Something that I have noticed working in IT for the last 20 or so years is that the critical thinking and problem solving skills appear to have diminished with the most recent crop of CS grads.  Perhaps this is an unfair characterization, maybe there is less emphasis on ‘the fundamentals’ in the current CS curriculum.  As an example, if you give a set of requirements to a recent grad, their first instinct is to go try to download something from the Internet and start customizing it.  While I applaud the apparent desire to re-use existing code bases, Im not sure that this practice makes them prudent or dependent on the work of others for productivity.  A similar issue exists when a problem or issue comes up — zoom, straight to Google.  If someone else hasn’t solved the problem, well, then it must not be workable — better download someone elses work and ‘fix’ the problem that way.  The other symptom is that inevitably, when asked to do something new, the newbies will insist on having a training class on it.  Suggest picking up a book and building a prototype to learn and you will be rewarded with a grimace as if you had asked them to drink their own vomit.

I contrast this with my education and career where I felt that I had a good grounding in fundamentals (how operating systems, programming languages, databases, networks and other building blocks work).  Having these in place, I have successfully been able to apply and extend by knowledge base without being dependent on someone else providing me with an answer.  I remember one of my first jobs, I showed up and was told, ‘we just bought this minicomputer and we need you to set it up’.  Ok, hadn’t done that before, but love a good challenge.  I took the manuals home, came in the next day, setup the mini, did development on it and it was solid for years.  This has been repeated over the years as, at various times, I was a database administrator, network engineer, computer operations manager, software developer, development manager and so on.  In each of these roles, building on the fundamentals and previous experience seemed natural to me — I wasn’t dependent on someone else solving the problem for me.

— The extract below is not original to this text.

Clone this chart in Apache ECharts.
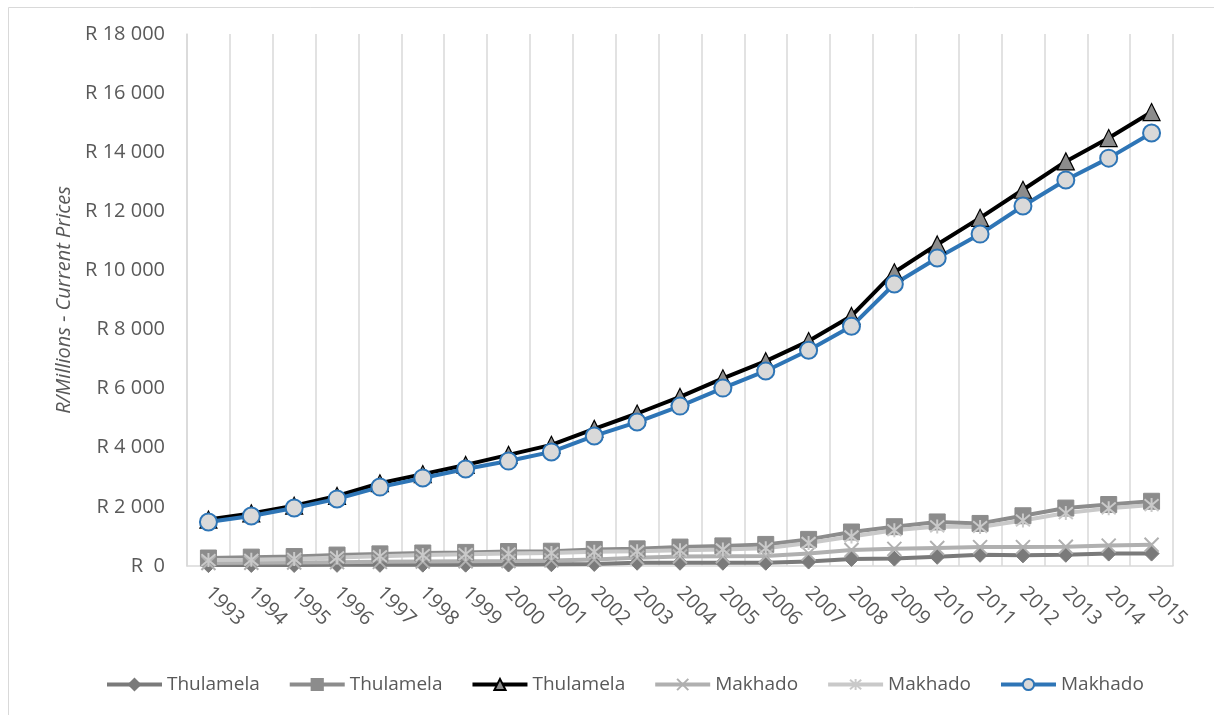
<!DOCTYPE html>
<html>
<head>
<meta charset="utf-8">
<script src="https://cdn.jsdelivr.net/npm/echarts@6/dist/echarts.min.js"></script>
<style>
html,body{margin:0;padding:0;background:#fff;}
#chart{width:1214px;height:715px;}
</style>
</head>
<body>
<div id="chart"></div>
<script>
const years = ['1993','1994','1995','1996','1997','1998','1999','2000','2001','2002','2003','2004','2005','2006','2007','2008','2009','2010','2011','2012','2013','2014','2015'];
const yTitle = 'R/Millions - Current Prices';
const seriesNames = ['Thulamela','Thulamela','Thulamela','Makhado','Makhado','Makhado'];
// Thulamela (diamond)
const thulamelaDiamond = [30,35,35,40,40,45,45,50,60,70,110,110,110,110,150,240,250,310,380,360,380,420,420];
// Thulamela (square)
const thulamelaSquare = [270,300,320,370,410,440,460,490,500,560,580,640,680,730,900,1150,1330,1490,1440,1700,1960,2080,2190];
// Thulamela (triangle)
const thulamelaTriangle = [1570,1780,2040,2370,2800,3110,3420,3760,4100,4640,5160,5720,6350,6930,7610,8460,9940,10880,11780,12730,13690,14480,15360];
// Makhado (x)
const makhadoX = [100,110,120,130,140,150,160,170,190,220,280,320,330,340,420,540,580,610,640,640,650,690,720];
// Makhado (star)
const makhadoStar = [200,210,240,290,330,370,400,420,440,480,500,530,560,600,780,1000,1210,1340,1320,1540,1790,1950,2060];
// Makhado (circle)
const makhadoCircle = [1490,1690,1960,2270,2670,2980,3280,3550,3860,4400,4870,5410,6020,6600,7300,8110,9540,10420,11230,12180,13060,13800,14650];

const FONT = '"Open Sans", "Noto Sans", sans-serif';
const TXT = '#595959';

const xPath = 'path://M0,0 L10,10 M10,0 L0,10';
const starPath = 'path://M0,0 L10,10 M10,0 L0,10 M5,-1 L5,11';

function fmt(v){
  if (v === 0) return 'R  0';
  const s = String(v);
  return 'R ' + s.replace(/\B(?=(\d{3})+(?!\d))/g, ' ');
}

const LW = 4;
const chart = echarts.init(document.getElementById('chart'));
chart.setOption({
  animation: false,
  backgroundColor: '#fff',
  graphic: [{
    type: 'rect', left: 6, top: 5, silent: true,
    shape: {width: 1230, height: 730},
    style: {fill: 'none', stroke: '#d9d9d9', lineWidth: 1}
  }],
  grid: {left: 187, right: 41, top: 34, bottom: 149, containLabel: false},
  legend: {
    left: 100, bottom: 16,
    itemWidth: 55, itemHeight: 14, itemGap: 28,
    lineStyle: {width: 4},
    textStyle: {fontFamily: FONT, fontSize: 19, color: TXT},
    data: [0,1,2,3,4,5].map(i => ({name: 'S' + i})),
    formatter: function(n){ return seriesNames[+n.slice(1)]; }
  },
  xAxis: {
    type: 'category', data: years, boundaryGap: true,
    axisLine: {show: true, lineStyle: {color: '#d9d9d9', width: 1.5}},
    axisTick: {show: false},
    splitLine: {show: true, lineStyle: {color: '#d9d9d9', width: 1.5}},
    axisLabel: {rotate: -45, margin: 24, fontFamily: FONT, fontSize: 20, color: TXT, interval: 0}
  },
  yAxis: {
    type: 'value', min: 0, max: 18000, interval: 2000,
    name: yTitle, nameLocation: 'middle', nameGap: 112, nameRotate: 90,
    nameTextStyle: {fontFamily: FONT, fontSize: 20, color: TXT, fontStyle: 'italic'},
    axisLine: {show: true, lineStyle: {color: '#d9d9d9', width: 1.5}},
    axisTick: {show: false},
    splitLine: {show: false},
    axisLabel: {formatter: fmt, margin: 22, fontFamily: FONT, fontSize: 20, color: TXT}
  },
  series: [
    {name: 'S0', type: 'line', data: thulamelaDiamond, symbol: 'diamond', symbolSize: 15,
     lineStyle: {color: '#7a7a7a', width: LW}, itemStyle: {color: '#7a7a7a', borderColor: '#7a7a7a', borderWidth: 1}},
    {name: 'S1', type: 'line', data: thulamelaSquare, symbol: 'rect', symbolSize: 16,
     lineStyle: {color: '#8c8c8c', width: LW}, itemStyle: {color: '#8c8c8c', borderColor: '#8c8c8c', borderWidth: 1}},
    {name: 'S2', type: 'line', data: thulamelaTriangle, symbol: 'triangle', symbolSize: 17,
     lineStyle: {color: '#000000', width: LW}, itemStyle: {color: '#8c8c8c', borderColor: '#000000', borderWidth: 1.2}},
    {name: 'S3', type: 'line', data: makhadoX, symbol: xPath, symbolSize: 14,
     lineStyle: {color: '#b0b0b0', width: LW}, itemStyle: {color: '#b0b0b0', borderColor: '#b0b0b0', borderWidth: 2}},
    {name: 'S4', type: 'line', data: makhadoStar, symbol: starPath, symbolSize: 14,
     lineStyle: {color: '#c9c9c9', width: LW}, itemStyle: {color: '#c9c9c9', borderColor: '#c9c9c9', borderWidth: 2}},
    {name: 'S5', type: 'line', data: makhadoCircle, symbol: 'circle', symbolSize: 17,
     lineStyle: {color: '#2e75b6', width: LW}, itemStyle: {color: '#d9d9d9', borderColor: '#2e75b6', borderWidth: 2}}
  ]
});
</script>
</body>
</html>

There also seems to be the glamor effect at play here as well.  Because there is so much access to so much ‘stuff’ via the Internet, new developers feel the need (if not the RIGHT) to only use the tools and practices that are cool at the moment.  The whinging that accompanies constraining the technology set can be deafening.  In retrospect, somehow I have managed to use the tools at hand to solve the problem at hand without needing to do it with the ‘tool of the moment’ or wasting time on ‘if only…’ .  Oh well, this presents the opportunity to mentor and lead by example.  Maybe an old dog can teach some (not so) new tricks.